Viewpoint: Peters reflects on first month in Congress
By Rep. Scott Peters
It is my distinct honor to serve California’s 52nd Congressional District as a member of the 113th Congress. I thank you for this humbling opportunity, and thought I would give you an update after the first few weeks.
Many of you have asked what it’s like to be in Congress. Is it cool, or fun, or overwhelming? Is it intense and busy? Well, yes. It’s been all of those.
We have had orientation sessions where we have met our new colleagues, learned about congressional process; received briefings about policy issues from both partisans and from academics. We have been assigned our offices in D.C. We have begun to assemble our staffs in Washington and in our districts. I have been assigned to two committees of particular importance to San Diego: Armed Services and Science, Space and Technology. And I have taken the cross-country flight a number of times, still trying to figure out the best way to deal with the time zone change.
There are a lot of us new faces – 85 first-year members out of 435. Of these, 49 are Democrats — that means that one quarter of all Democrats in the House are brand new. By our sheer numbers, our class is positioned to have an impact in Congress on both sides of the aisle.
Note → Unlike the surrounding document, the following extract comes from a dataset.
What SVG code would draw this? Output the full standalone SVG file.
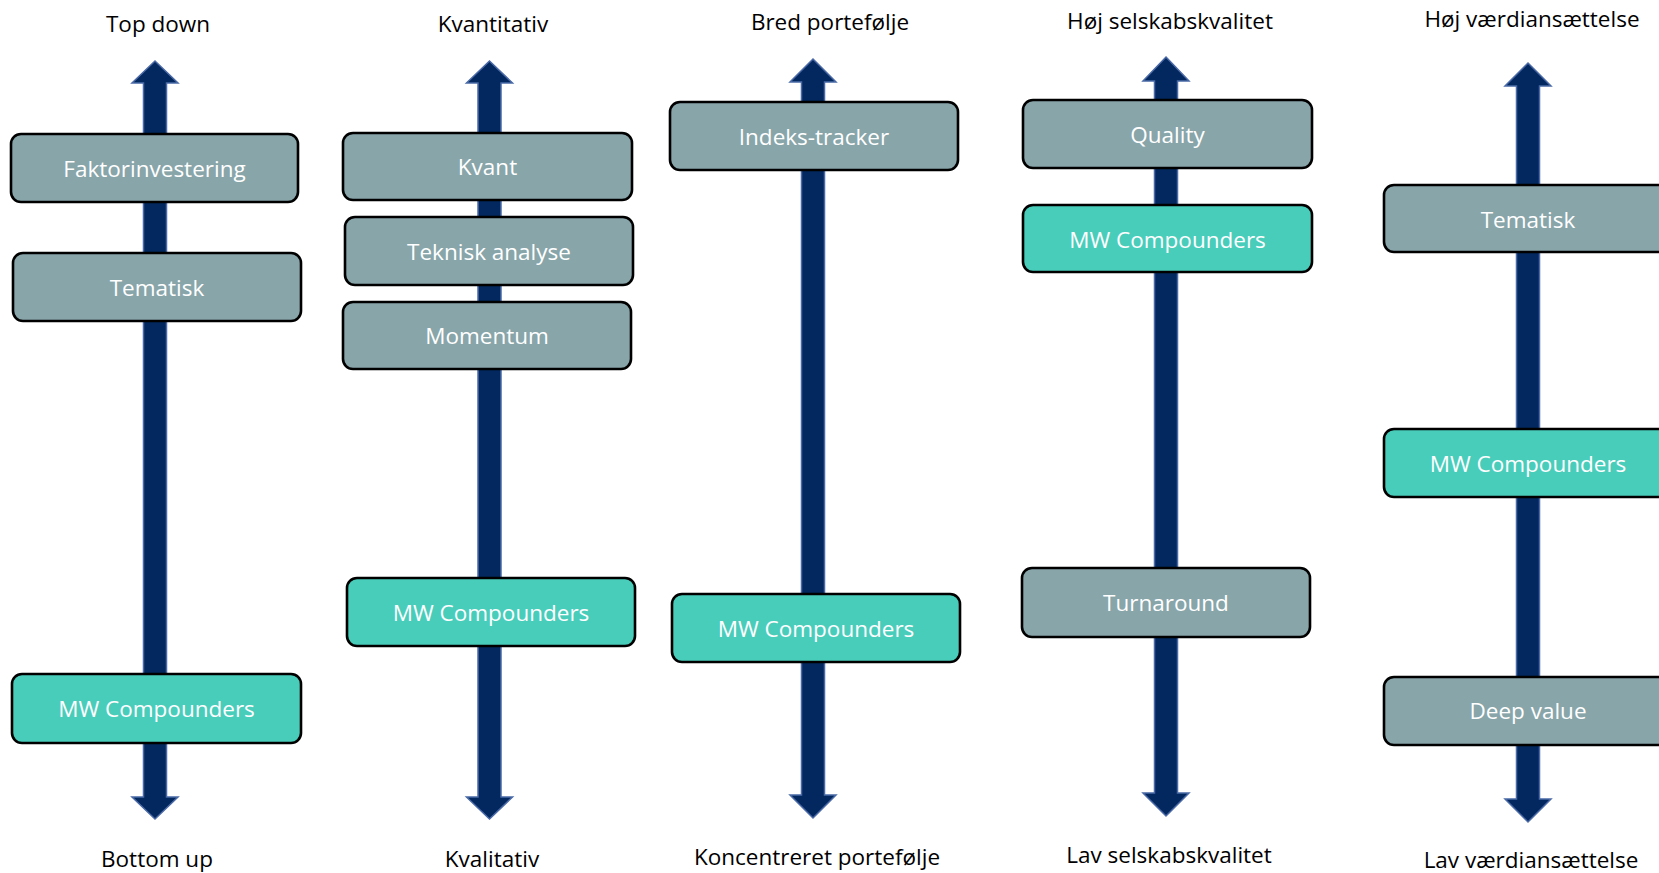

I’m also encouraged that my colleagues from both parties are so thoughtful and accomplished. We bring a variety of backgrounds and perspectives to Congress, and we have a wide range of views. However, there is one experience we all share. Every one of us heard the same thing last fall from the voters who hired us: stop the political games in Congress and start the problem solving.
If we can all remember and follow those marching orders — and given how many of us received them‚ we can help make change. Already, we have seen signs of bipartisan cooperation. To avert another “fiscal cliff,” I joined members of both parties in delaying a fight over the debt ceiling and adopting “No Budget/No Pay.” This is the concept I supported in my campaign last fall, that if Congress can’t adopt a budget, they shouldn’t be paid. This week, we have also seen encouraging announcements about bipartisan immigration reform from the Senate and President Obama. I think those proposals emerged only because Washington received a loud and clear message about cooperation in November, here and across the country.
We are far from declaring victory in our effort to make a broken Congress work, and we have a lot of hard problems ahead of us. I can only promise what I did in the campaign — I will work hard every day with everybody to make Congress work again to support opportunity, prosperity, health and a bright future for San Diego, Coronado, Poway and the United States.